しかし、戸籍上唯一妻になった女性でもあります。

 

 

 

はい、二人のお方どうぞ・・・(^ε^)♪

 

 

 

彦乃(ひこの)

 

日本橋の紙問屋の娘として裕福に育ち、女子美術学校の

学生であったが、夢二くんにナンパされて京都→九州と

追っかけたが結核を患い若くして天国に逝かれました(>_<)

 

夢二が一番愛した女性と伝わっています。

 

 

 

さて、3番目の美人さんです・・・

 

 

 

お葉(およう)

 

東京美術学校のモデルとして人気があり、藤島武二、

伊藤晴雨らのモデルもつとめました。

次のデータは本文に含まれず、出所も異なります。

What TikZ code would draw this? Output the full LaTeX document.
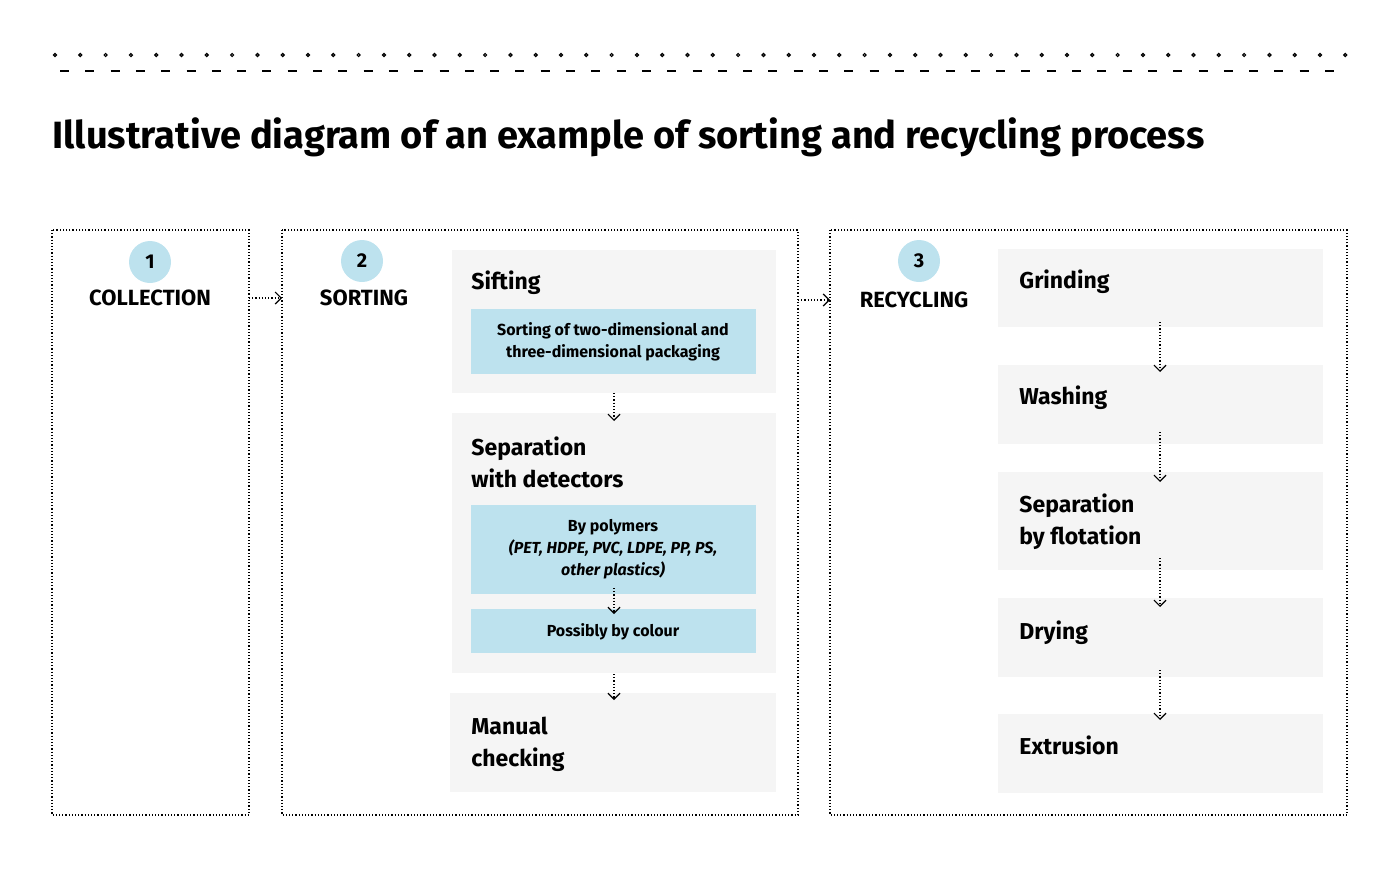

ホテルに逗留していた

夢二くんのモデルをするうちにできちゃった秋田美人ちゃんです。

 

 

 

(陰の声:しかし、みんな大正美人さんですね(^O^)/

 

夢二くんはこんな中年親父なのに・・・)↓

 

 

 

竹久 夢二(たけひさ ゆめじ)

 

1884年岡山県生まれ、始め詩人をめざしたが詩人では

食えないことに気づき、挿絵画家となり一躍大人気!

装丁やデザインにも活躍した。

 

 

(陰の声:才能のある人間はもてるオーラがあるんだろうね?

 

どうりでごっこスーラには誰もよってこないね(゚_゚i)クスン…

 

 

 

さて、そろそろモデルの謎解きを始めましょう。

 

 

まず、最初のしっかり者未亡人「たまき」さんは

 

やはり店の客だった東郷青児との関係を夢二くんに疑われて

 

以外と嫉妬ぶかい夢二くんと1915年に刃傷沙汰をおこし離婚(><;)

 

 

 

本命(?)の「彦乃」ちゃんは夢二くんと引き離され父の手によって

 

東京に連れ戻され入院しましたが結核が悪化し、療養のかいもなく

 

わずか25歳で1920年天国へ・・・(T_T)

 

 

 

最後の「お葉」サンは彦乃と引き裂かれて消沈していた夢二を心配した

 

友人が1919年に紹介したモデルさんなのです。

 

 

そして「黒船屋」は1919年に描かれました。

 

 

はい、もうおわかりですね、1919年現在では「たまき」さんとは離婚済、

 

「彦乃」ちゃんは引き裂かれている上、入院中。

 

 

残るは「お葉」サンだけです。

 

 

しかし、この「黒船屋」のモデルはちっとも「お葉」サンに似ていません。

 

むしろ雰囲気は「彦乃」ちゃんにそっくりなのです。

 

 

 

「彦乃」ちゃん

 

 

そして、「黒船屋」の画中でモデルに抱かれる黒猫は

 

夢二くんだと言われています。

 

この「黒船屋」は彦乃ちゃんへの鎮魂の作品だったのかもですね(゚_゚i)

 

 

 

最後の女お葉サンは、その後に夢二くんと同棲をしていましたが

 

いつまでも彦乃ちゃんにこだわる夢二くんと別れ、後、医師と結婚し

 

主婦として穏やかな生涯を過ごしたそうです。

 

 

(陰の声;よかった〜♪一人くらい幸せにならないとね(^_^)v

 

 

夢二くんといえば、「女を愛することを知らない、女に溺れるだけ」

 

という訳のわからない言葉を残して、49歳で天国へ・・・

 

奇しくも彦乃ちゃんと同じ病気でした。